Continuing pipeline challenges are hurting the province’s prospects for competitiveness

Investment in Alberta’s oil patch to stay flat until next year

Alberta’s economy is stable and growing slowly, but it faces challenges in several areas — particularly with respect to the province’s oil industry.

“Continued delays and uncertainty around pipeline construction have meant the western Canadian benchmark heavy oil price has not seen the same lift as the North American benchmark,” said ATB Financial in its newest Alberta Economic Outlook. The lack of transportation capacity has resulted in an oversupply of oil in Western Canada, depressing prices along with investment and confidence in the energy industry.

The price of North America’s West Texas Intermediate oil benchmark exceeded US$76 per barrel in October, but slid below US$60 per barrel as of mid-November. Relative to these movements, Alberta crude has been selling at a steep discount: as of mid-October, it was priced at under US$17.

“The poor performance of western Canadian crude pricing over the past few months is the result of the ongoing shortage of pipeline capacity, combined with US refineries being down temporarily for maintenance,” ATB said in its report.

The pipeline capacity shortage has hampered producers’ ability to bring the product to market, which has curbed investment in new exploration and production.

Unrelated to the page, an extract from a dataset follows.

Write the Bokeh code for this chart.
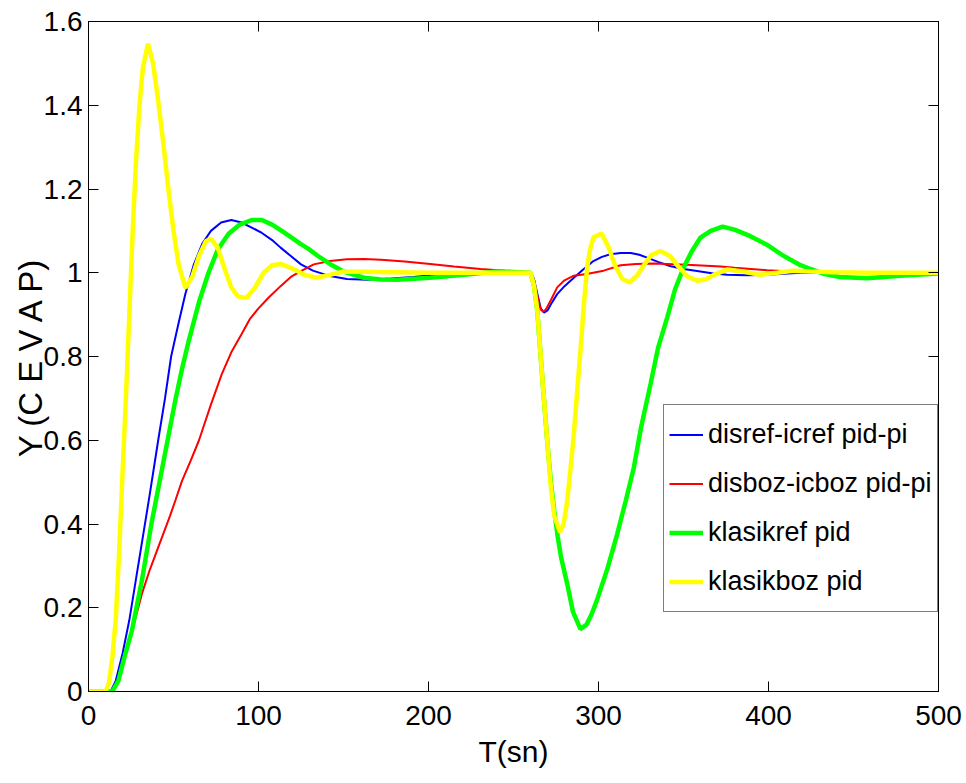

The TransMountain pipeline expansion project, which is supposed to resume next year, remains in limbo as environmental reviews and consultations are still ongoing. On top of that is a US court order handed down in early November, which imposed new environmental reviews and delays on the Keystone XL pipeline.

“This means uncertainty is likely to weigh on Alberta’s oil industry and negatively influence Canadian heavy crude prices well into 2019, if not longer,” the report said. “ATB expects overall investment in our province’s oil patch to be flat both this year and next.”

Provincial officials and private-sector representatives in recently expressed anger and disappointment following the recent federal budget update, which did not include any plans to address Alberta’s pipeline and transportation issues. Met by thousands of pro-pipeline demonstrators in a subsequent visit to Calgary on Thursday, Prime Minister Justin Trudeau acknowledged that the discount in Canadian oil was a “crisis” for the province, adding that the federal government is doing what it can to push the Trans Mountain pipeline expansion forward.

He remained non-committal on another solution that’s been repeatedly suggested to Ottawa: buying more rail cars transport Alberta oil. Speaking before a crowd at Calgary’s Petroleum Club last week, Alberta Premier Rachel Notley said the province itself would do it if the federal government wouldn’t help.

Oil producers in Alberta are split on a third proposal, which would have the provincial government impose temporary cuts until the oil glut dissipates.